• Work to do: Only the lines from the start of the data below through the line that contains "const subRegionExclHome = [32.5, 34.4];" are to be copied, exactly and without pictures.
*****
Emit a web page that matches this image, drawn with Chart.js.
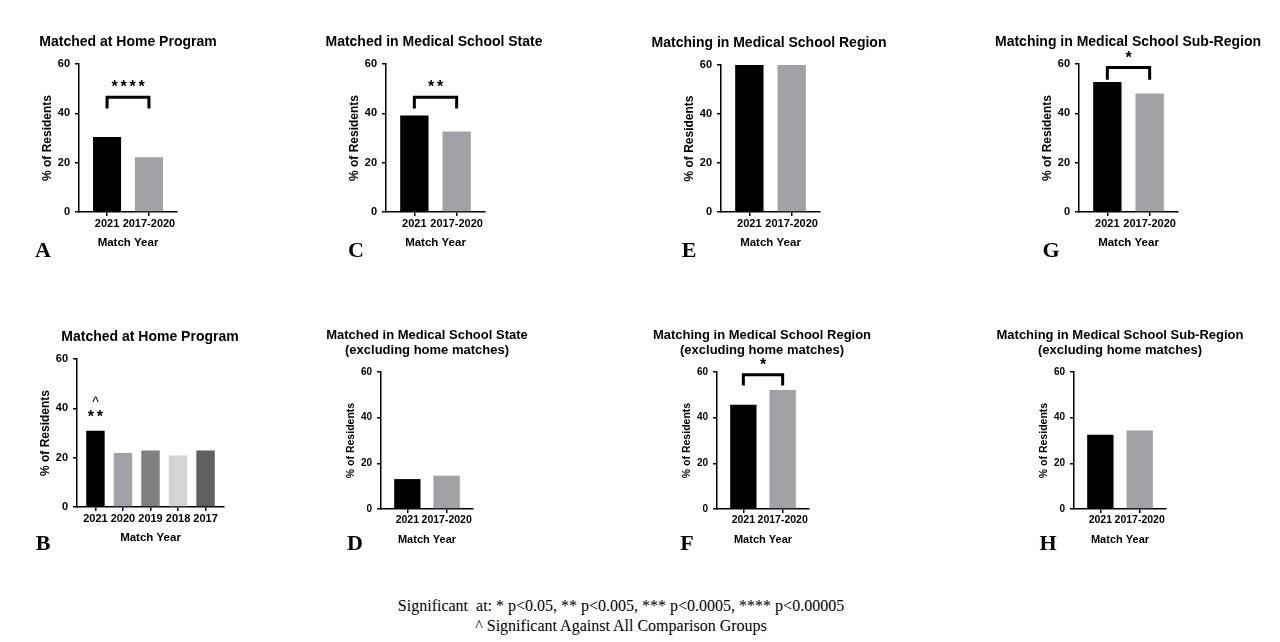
<!DOCTYPE html>
<html>
<head>
<meta charset="utf-8">
<script src="https://cdn.jsdelivr.net/npm/chart.js@4.4.1/dist/chart.umd.min.js"></script>
<style>
  body { margin: 0; background: #fff; width: 1280px; height: 642px; position: relative; overflow: hidden; font-family: "Liberation Sans", Arial, sans-serif; color: #000; }
  canvas { position: absolute; }
  .ttl { position: absolute; transform: translate(-50%, -50%); font-weight: bold; white-space: nowrap; text-align: center; line-height: 15px; }
  .ltr { position: absolute; transform: translate(-50%, -50%); font-family: "Liberation Serif", serif; font-weight: bold; font-size: 22px; }
  .foot { position: absolute; left: 0; width: 1242px; text-align: center; font-family: "Liberation Serif", serif; font-size: 16px; white-space: pre; }
</style>
</head>
<body>
<div class="foot" style="top:597px">Significant  at: * p&lt;0.05, ** p&lt;0.005, *** p&lt;0.0005, **** p&lt;0.00005</div>
<div class="foot" style="top:617px">^ Significant Against All Comparison Groups</div>
<script>
// ---- data ----
const pairLabels = ["2021", "2017-2020"];
const yearLabels = ["2021", "2020", "2019", "2018", "2017"];
const yTicks = [0, 20, 40, 60];

const homeProgram = [30.4, 22.2];
const medSchoolState = [39.1, 32.6];
const medSchoolRegion = [60, 60];
const medSchoolSubRegion = [52.7, 48.0];
const homeProgramByYear = [30.9, 21.9, 22.9, 20.9, 22.9];
const stateExclHome = [13.1, 14.6];
const regionExclHome = [45.7, 52.1];
const subRegionExclHome = [32.5, 34.4];

const pairColors = ["#000000", "#a1a1a6"];
const yearColors = ["#000000", "#a1a1a6", "#808080", "#d4d4d4", "#606060"];

// ---- layout of each panel ----
const panels = [
  { title: "Matched at Home Program", letter: "A", labels: pairLabels, values: homeProgram, colors: pairColors,
    axisX: 79, top: 64, bottom: 212, plotW: 98, tx: 128, ty: 41, lx: 43, ly: 250, fs: 14,
    sig: [{ from: 0, to: 1, top: 46.5, leg: 42, text: "****", textAt: 50.3 }] },
  { title: "Matched in Medical School State", letter: "C", labels: pairLabels, values: medSchoolState, colors: pairColors,
    axisX: 386, top: 64, bottom: 212, plotW: 99, tx: 434, ty: 41, lx: 356, ly: 250, fs: 14,
    sig: [{ from: 0, to: 1, top: 46.5, leg: 42, text: "**", textAt: 50.3 }] },
  { title: "Matching in Medical School Region", letter: "E", labels: pairLabels, values: medSchoolRegion, colors: pairColors,
    axisX: 721, top: 65, bottom: 212, plotW: 99, tx: 769, ty: 42, lx: 689, ly: 250, fs: 14, sig: [] },
  { title: "Matching in Medical School Sub-Region", letter: "G", labels: pairLabels, values: medSchoolSubRegion, colors: pairColors,
    axisX: 1079, top: 64, bottom: 212, plotW: 99, tx: 1128, ty: 41, lx: 1051, ly: 250, fs: 14,
    sig: [{ from: 0, to: 1, top: 58.6, leg: 53.6, text: "*", textAt: 62.1 }] },
  { title: "Matched at Home Program", letter: "B", labels: yearLabels, values: homeProgramByYear, colors: yearColors,
    axisX: 77, top: 359, bottom: 507, plotW: 147, tx: 150, ty: 336, lx: 43, ly: 543, fs: 14,
    sig: [{ at: 0, text: "^", textAt: 42.2, thin: true }, { at: 0, text: "**", textAt: 36.1 }] },
  { title: "Matched in Medical School State<br>(excluding home matches)", letter: "D", labels: pairLabels, values: stateExclHome, colors: pairColors,
    axisX: 381, top: 372, bottom: 509, plotW: 92, tx: 427, ty: 342, lx: 355, ly: 543, fs: 13, small: true, sig: [] },
  { title: "Matching in Medical School Region<br>(excluding home matches)", letter: "F", labels: pairLabels, values: regionExclHome, colors: pairColors,
    axisX: 717, top: 372, bottom: 509, plotW: 92, tx: 762, ty: 342, lx: 687, ly: 543, fs: 13, small: true,
    sig: [{ from: 0, to: 1, top: 58.8, leg: 54.1, text: "*", textAt: 62.9 }] },
  { title: "Matching in Medical School Sub-Region<br>(excluding home matches)", letter: "H", labels: pairLabels, values: subRegionExclHome, colors: pairColors,
    axisX: 1074, top: 372, bottom: 509, plotW: 92, tx: 1120, ty: 342, lx: 1048, ly: 543, fs: 13, small: true, sig: [] },
];

const Y_W = 45, PAD_T = 16, PAD_R = 6, X_H = 38, EDGE = 0.67;

function drawSpaced(ctx, text, cx, cy, step) {
  const n = text.length;
  for (let i = 0; i < n; i++) {
    ctx.fillText(text[i], cx + (i - (n - 1) / 2) * step, cy);
  }
}

function sigPlugin(marks) {
  return {
    id: "sig",
    afterDatasetsDraw(chart) {
      const { ctx, scales: { x, y } } = chart;
      ctx.save();
      ctx.fillStyle = "#000";
      ctx.strokeStyle = "#000";
      ctx.textAlign = "center";
      ctx.textBaseline = "middle";
      marks.forEach((m) => {
        let cx;
        if (m.to !== undefined) {
          const x0 = x.getPixelForValue(m.from), x1 = x.getPixelForValue(m.to);
          const yt = y.getPixelForValue(m.top), yl = y.getPixelForValue(m.leg);
          ctx.lineWidth = 3;
          ctx.lineJoin = "miter";
          ctx.beginPath();
          ctx.moveTo(x0, yl);
          ctx.lineTo(x0, yt);
          ctx.lineTo(x1, yt);
          ctx.lineTo(x1, yl);
          ctx.stroke();
          cx = (x0 + x1) / 2;
        } else {
          cx = x.getPixelForValue(m.at);
        }
        ctx.font = m.thin ? '14px "Liberation Sans"' : 'bold 16px "Liberation Sans"';
        drawSpaced(ctx, m.text, cx, y.getPixelForValue(m.textAt), 9);
      });
      ctx.restore();
    },
  };
}

panels.forEach((p, k) => {
  const plotH = p.bottom - p.top;
  const cv = document.createElement("canvas");
  cv.id = "chart" + k;
  cv.width = Y_W + p.plotW + PAD_R;
  cv.height = PAD_T + plotH + X_H;
  cv.style.left = (p.axisX - Y_W) + "px";
  cv.style.top = (p.top - PAD_T) + "px";
  cv.style.width = cv.width + "px";
  cv.style.height = cv.height + "px";
  document.body.appendChild(cv);

  const t = document.createElement("div");
  t.className = "ttl";
  t.style.left = p.tx + "px";
  t.style.top = p.ty + "px";
  t.style.fontSize = p.fs + "px";
  t.innerHTML = p.title;
  document.body.appendChild(t);

  const l = document.createElement("div");
  l.className = "ltr";
  l.style.left = p.lx + "px";
  l.style.top = p.ly + "px";
  l.textContent = p.letter;
  document.body.appendChild(l);

  const tickFont = { family: "'Liberation Sans'", weight: "bold", size: p.small ? 10 : 11 };
  const xTickFont = { family: "'Liberation Sans'", weight: "bold", size: p.small ? 10.5 : 11 };
  const yTitleSize = p.small ? 10.5 : 12;

  new Chart(cv, {
    type: "bar",
    data: {
      datasets: [{
        data: p.values.map((v, i) => ({ x: i, y: v })),
        backgroundColor: p.colors,
        borderWidth: 0,
        barPercentage: 1,
        categoryPercentage: EDGE,
      }],
    },
    options: {
      responsive: false,
      animation: false,
      events: [],
      layout: { autoPadding: false, padding: { top: PAD_T, right: PAD_R, left: 0, bottom: 0 } },
      plugins: { legend: { display: false }, tooltip: { enabled: false } },
      scales: {
        x: {
          type: "linear",
          offset: false,
          min: -EDGE,
          max: p.labels.length - 1 + EDGE,
          afterBuildTicks: (s) => { s.ticks = p.labels.map((_, i) => ({ value: i })); },
          afterFit: (s) => { s.height = X_H; },
          ticks: { color: "#000", font: xTickFont, padding: 1, maxRotation: 0, autoSkip: false,
                   callback: (v) => p.labels[v] },
          grid: { offset: false, drawOnChartArea: false, drawTicks: true, tickLength: 4, color: "#000", lineWidth: 1.5 },
          border: { color: "#000", width: 1.5 },
          title: { display: true, text: "Match Year", color: "#000",
                   font: { family: "'Liberation Sans'", weight: "bold", size: p.small ? 11 : 11.5 },
                   padding: { top: 0, bottom: 0 } },
        },
        y: {
          min: 0,
          max: 60,
          afterBuildTicks: (s) => { s.ticks = yTicks.map((v) => ({ value: v })); },
          afterFit: (s) => { s.width = Y_W; },
          ticks: { color: "#000", font: tickFont, padding: 5 },
          grid: { drawOnChartArea: false, drawTicks: true, tickLength: 4, color: "#000", lineWidth: 1.5 },
          border: { color: "#000", width: 1.5 },
          title: { display: true, text: "% of Residents", color: "#000",
                   font: { family: "'Liberation Sans'", weight: "bold", size: yTitleSize },
                   padding: { top: p.small ? 8.5 : 6, bottom: 0 } },
        },
      },
    },
    plugins: [sigPlugin(p.sig)],
  });
});
</script>
</body>
</html>
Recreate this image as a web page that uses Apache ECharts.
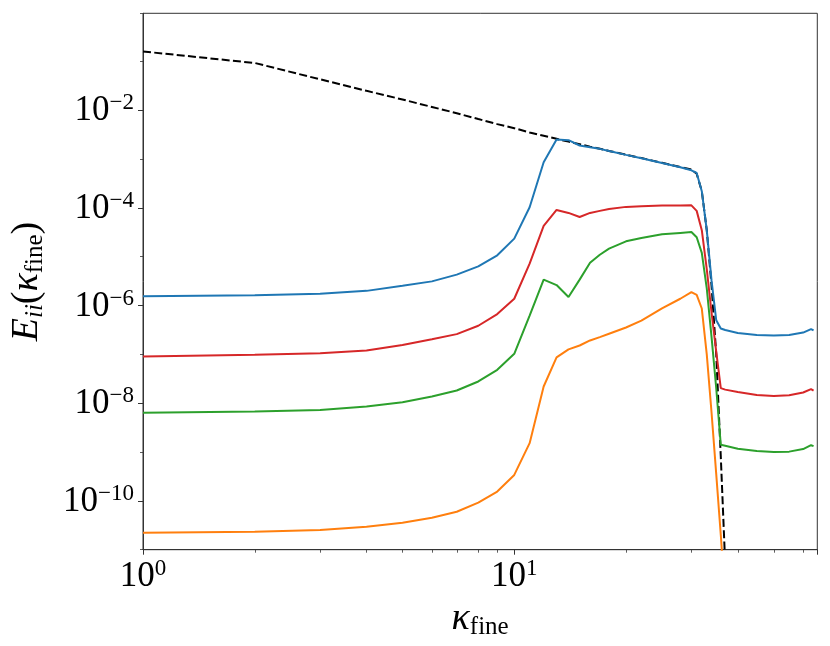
<!DOCTYPE html>
<html>
<head>
<meta charset="utf-8">
<title>E_ii(kappa_fine)</title>
<script src="https://cdn.jsdelivr.net/npm/echarts@6/dist/echarts.min.js"></script>
<style>
  html, body { margin: 0; padding: 0; background: #fff; }
  #chart { width: 830px; height: 646px; }
</style>
</head>
<body>
<div id="chart"></div>
<script>
// wavenumbers the curves were read at
const kappa = [1, 2, 3, 4, 5, 6, 7, 8, 9, 10, 11, 12, 13, 14, 15, 16, 17, 18, 20, 22, 25, 28, 30,
               31, 32, 33, 34, 35, 36, 37, 40, 45, 50, 55, 60, 63, 64];

// black dashed reference spectrum
const eRef = [1.6e-1, 9.3e-2, 4.3e-2, 2.5e-2, 1.66e-2, 1.17e-2, 8.7e-3, 6.6e-3, 5.2e-3, 4.3e-3, 3.5e-3,
              3.0e-3, 2.6e-3, 2.28e-3, 2.02e-3, 1.8e-3, 1.63e-3, 1.47e-3, 1.23e-3, 1.05e-3, 8.4e-4,
              6.9e-4, 6.1e-4, 5.0e-4, 2.2e-4, 3.5e-5, 2.5e-6, 1.0e-7, 8e-10, 5e-12,
              null, null, null, null, null, null, null];
const eBlue = [1.55e-6, 1.62e-6, 1.75e-6, 2.0e-6, 2.55e-6, 3.13e-6, 4.3e-6, 6.35e-6, 1.07e-5, 2.35e-5,
               1.03e-4, 8.6e-4, 2.52e-3, 2.44e-3, 1.9e-3, 1.75e-3, 1.62e-3, 1.46e-3, 1.22e-3, 1.04e-3,
               8.3e-4, 6.8e-4, 5.9e-4, 5.2e-4, 2.2e-4, 3.5e-5, 3.2e-6, 5.0e-7, 3.4e-7, 3.16e-7,
               2.75e-7, 2.5e-7, 2.45e-7, 2.5e-7, 2.8e-7, 3.3e-7, 3.1e-7];
const eOrange = [2.23e-11, 2.34e-11, 2.53e-11, 2.95e-11, 3.57e-11, 4.53e-11, 6.0e-11, 9.2e-11, 1.55e-10,
                 3.4e-10, 1.52e-9, 2.2e-8, 8.7e-8, 1.27e-7, 1.52e-7, 1.93e-7, 2.26e-7, 2.65e-7, 3.56e-7,
                 4.9e-7, 8.8e-7, 1.38e-6, 1.88e-6, 1.66e-6, 8.7e-7, 1.0e-7, 6.3e-9, 3.5e-10, 2.0e-11,
                 1.0e-12, null, null, null, null, null, null, null];
const eGreen = [6.35e-9, 6.75e-9, 7.3e-9, 8.55e-9, 1.05e-8, 1.37e-8, 1.82e-8, 2.79e-8, 4.84e-8, 1.03e-7,
                6.2e-7, 3.4e-6, 2.63e-6, 1.5e-6, 3.4e-6, 7.5e-6, 1.1e-5, 1.47e-5, 2.07e-5, 2.43e-5,
                2.88e-5, 3.08e-5, 3.2e-5, 2.5e-5, 1.2e-5, 2.24e-6, 2.24e-7, 2.0e-8, 1.41e-9, 1.35e-9,
                1.17e-9, 1.05e-9, 1.0e-9, 1.02e-9, 1.15e-9, 1.38e-9, 1.32e-9];
const eRed = [9.1e-8, 9.8e-8, 1.06e-7, 1.2e-7, 1.55e-7, 2.04e-7, 2.6e-7, 3.86e-7, 6.7e-7, 1.38e-6,
              7.2e-6, 4.3e-5, 9.1e-5, 7.9e-5, 6.5e-5, 7.9e-5, 8.7e-5, 9.5e-5, 1.05e-4, 1.08e-4,
              1.12e-4, 1.12e-4, 1.13e-4, 8.7e-5, 3.5e-5, 5.6e-6, 7.1e-7, 1.12e-7, 2.04e-8, 1.9e-8,
              1.7e-8, 1.48e-8, 1.41e-8, 1.45e-8, 1.66e-8, 1.95e-8, 1.82e-8];

// axis limits and labelled decades
const xRange = [1, 65.5];
const yRange = [1e-11, 0.968];
const xTickExps = [0, 1];
const yTickExps = [-2, -4, -6, -8, -10];

const serif = 'Liberation Serif';

function pairs(vals) {
    return kappa.map((k, i) => [k, vals[i]]).filter(p => p[1] != null);
}

function powLabel(v, exps) {
    const e = Math.round(Math.log10(v));
    if (exps.indexOf(e) < 0) return '';
    return '{b|10}{e|' + (e < 0 ? '\u2212' + (-e) : e) + '}';
}

const powRich = {
    b: { fontFamily: serif, fontSize: 35, lineHeight: 37, color: '#000', verticalAlign: 'bottom' },
    e: { fontFamily: serif, fontSize: 23, lineHeight: 20, color: '#000', verticalAlign: 'top' }
};

const nameRich = {
    i: { fontFamily: serif, fontStyle: 'italic', fontSize: 38, lineHeight: 40, color: '#000', verticalAlign: 'top' },
    r: { fontFamily: serif, fontSize: 38, lineHeight: 40, color: '#000', verticalAlign: 'top' },
    si: { fontFamily: serif, fontStyle: 'italic', fontSize: 25, lineHeight: 23, color: '#000', verticalAlign: 'bottom' },
    s: { fontFamily: serif, fontSize: 25, lineHeight: 23, color: '#000', verticalAlign: 'bottom' }
};

const axisColor = '#333';

function line(name, vals, color, dashed) {
    return {
        name: name,
        type: 'line',
        data: pairs(vals),
        showSymbol: false,
        symbol: 'none',
        clip: true,
        lineStyle: { color: color, width: 2, type: dashed ? [8, 3.3] : 'solid' },
        itemStyle: { color: color }
    };
}

const chart = echarts.init(document.getElementById('chart'), null, { renderer: 'canvas' });

chart.setOption({
    animation: false,
    backgroundColor: '#fff',
    grid: {
        left: 141.7, right: 12.7, top: 13.3, bottom: 96.3,
        show: true, borderColor: axisColor, borderWidth: 1
    },
    xAxis: {
        type: 'log',
        logBase: 10,
        min: xRange[0],
        max: xRange[1],
        name: '{i|κ}{s|fine}',
        nameLocation: 'middle',
        nameGap: 43,
        nameTextStyle: { rich: nameRich },
        axisLine: { lineStyle: { color: axisColor, width: 1 } },
        axisTick: { show: true, length: 5, lineStyle: { color: axisColor, width: 1 } },
        minorTick: { show: true, splitNumber: 9, length: 3, lineStyle: { color: axisColor, width: 0.8 } },
        splitLine: { show: false },
        axisLabel: {
            margin: 8,
            showMaxLabel: false,
            formatter: v => powLabel(v, xTickExps),
            rich: powRich
        }
    },
    yAxis: [{
        type: 'log',
        logBase: 100,
        min: yRange[0],
        max: yRange[1],
        name: '{i|E}{si|ii}{r|(}{i|κ}{s|fine}{r|)}',
        nameLocation: 'middle',
        nameRotate: 90,
        nameGap: 95,
        nameTextStyle: { rich: nameRich },
        axisLine: { lineStyle: { color: axisColor, width: 1 } },
        axisTick: { show: true, length: 5, lineStyle: { color: axisColor, width: 1 } },
        splitLine: { show: false },
        axisLabel: {
            margin: 9,
            showMinLabel: false,
            showMaxLabel: false,
            formatter: v => powLabel(v, yTickExps),
            rich: powRich
        }
    }, {
        // odd decades: minor ticks only, in log10 units
        type: 'value',
        position: 'left',
        min: Math.log10(yRange[0]),
        max: Math.log10(yRange[1]),
        interval: 2,
        axisLine: { show: false },
        axisTick: { show: true, length: 3, lineStyle: { color: axisColor, width: 0.8 } },
        axisLabel: { show: false },
        splitLine: { show: false }
    }],
    series: [
        line('reference', eRef, '#000000', true),
        line('C0', eBlue, '#1f77b4'),
        line('C1', eOrange, '#ff7f0e'),
        line('C2', eGreen, '#2ca02c'),
        line('C3', eRed, '#d62728')
    ]
});
</script>
</body>
</html>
*****
• Result of the exercise:
Emit a web page that matches this image, drawn with Chart.js.
<!DOCTYPE html>
<html>
<head>
<meta charset="utf-8">
<script src="https://cdn.jsdelivr.net/npm/chart.js@4.4.1/dist/chart.umd.min.js"></script>
<style>
  body { margin: 0; background: #fff; width: 1280px; height: 642px; position: relative; overflow: hidden; font-family: "Liberation Sans", Arial, sans-serif; color: #000; }
  canvas { position: absolute; }
  .ttl { position: absolute; transform: translate(-50%, -50%); font-weight: bold; white-space: nowrap; text-align: center; line-height: 15px; }
  .ltr { position: absolute; transform: translate(-50%, -50%); font-family: "Liberation Serif", serif; font-weight: bold; font-size: 22px; }
  .foot { position: absolute; left: 0; width: 1242px; text-align: center; font-family: "Liberation Serif", serif; font-size: 16px; white-space: pre; }
</style>
</head>
<body>
<div class="foot" style="top:597px">Significant  at: * p&lt;0.05, ** p&lt;0.005, *** p&lt;0.0005, **** p&lt;0.00005</div>
<div class="foot" style="top:617px">^ Significant Against All Comparison Groups</div>
<script>
// ---- data ----
const pairLabels = ["2021", "2017-2020"];
const yearLabels = ["2021", "2020", "2019", "2018", "2017"];
const yTicks = [0, 20, 40, 60];

const homeProgram = [30.4, 22.2];
const medSchoolState = [39.1, 32.6];
const medSchoolRegion = [60, 60];
const medSchoolSubRegion = [52.7, 48.0];
const homeProgramByYear = [30.9, 21.9, 22.9, 20.9, 22.9];
const stateExclHome = [13.1, 14.6];
const regionExclHome = [45.7, 52.1];
const subRegionExclHome = [32.5, 34.4];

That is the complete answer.